Additionally, you cannot "filter" any aggregated results of "0" without a second pass after outputting to a collection, so it's not really of much use for what you want to do, unless you can live with a second mapReduce operation of "transform" query on the output collection.

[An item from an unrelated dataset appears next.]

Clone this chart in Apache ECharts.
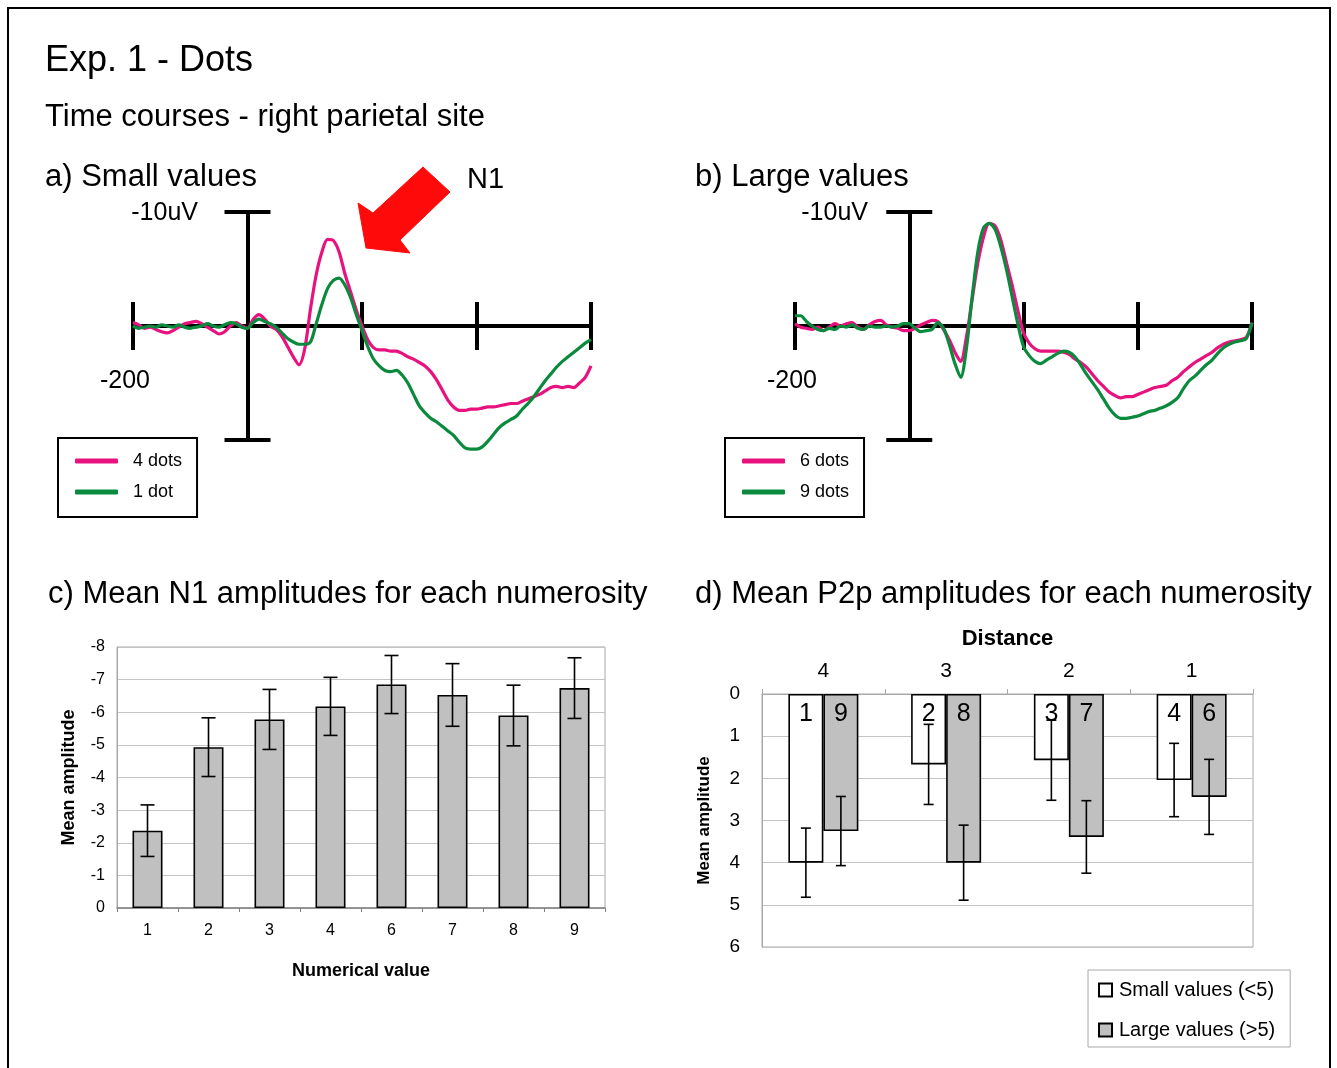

Worth note is if you look at what is being done in the "second" pipeline stage here with $project and $map you will see that the document structure is essentially being altered to sometime like what you could alternately structure your documents like originally, like this:

{
    "city" : "Reno", 
    "cat" : "parks"
    "totals" : [ 
        { "quarter" : "Q1", "total" : 35 }, 
        { "quarter" : "Q2", "total" : 0 }, 
        { "quarter" : "Q3", "total" : 0 }, 
        { "quarter" : "Q4", "total" : 0 }
    ]
},
{ 
    "city" : "Yuma", 
    "cat" : "parks"
    "totals" : [ 
        { "quarter" : "Q1", "total" : 0 }, 
        { "quarter" : "Q2", "total" : 0 }, 
        { "quarter" : "Q3", "total" : 45 }, 
        { "quarter" : "Q4", "total" : 0 } 
    ]
}

Then the aggregation operation becomes simple for your documents to the same results as shown above:

db.collection.aggregate([
    { "$unwind": "$totals" },
    { "$group": {
        "_id": {
            "city": "$city",
            "cat": "$cat",
            "quarter": "$totals.quarter"
        },
        "ttotal": { "$sum": "$totals.total" }
    }},
    { "$match": { "ttotal": { "$ne": 0 } },
    { "$project": {
        "_id": 0,
        "city": "$_id.city",
        "cat": "$_id.cat",
        "quarter": "$_id.quarter",
        "total": "$ttotal"
    }}
])

So it might make more sense to consider structuring your documents in that way to begin with and avoid any overhead required by the document transformation.

I think you'll find that consistent key names makes a far better object model to program to, where you should be reading the data point from the key-value and not the key-name. If you really need to, then it's a simple matter of reading the data from the object and transforming the keys of each already aggregated result in post processing.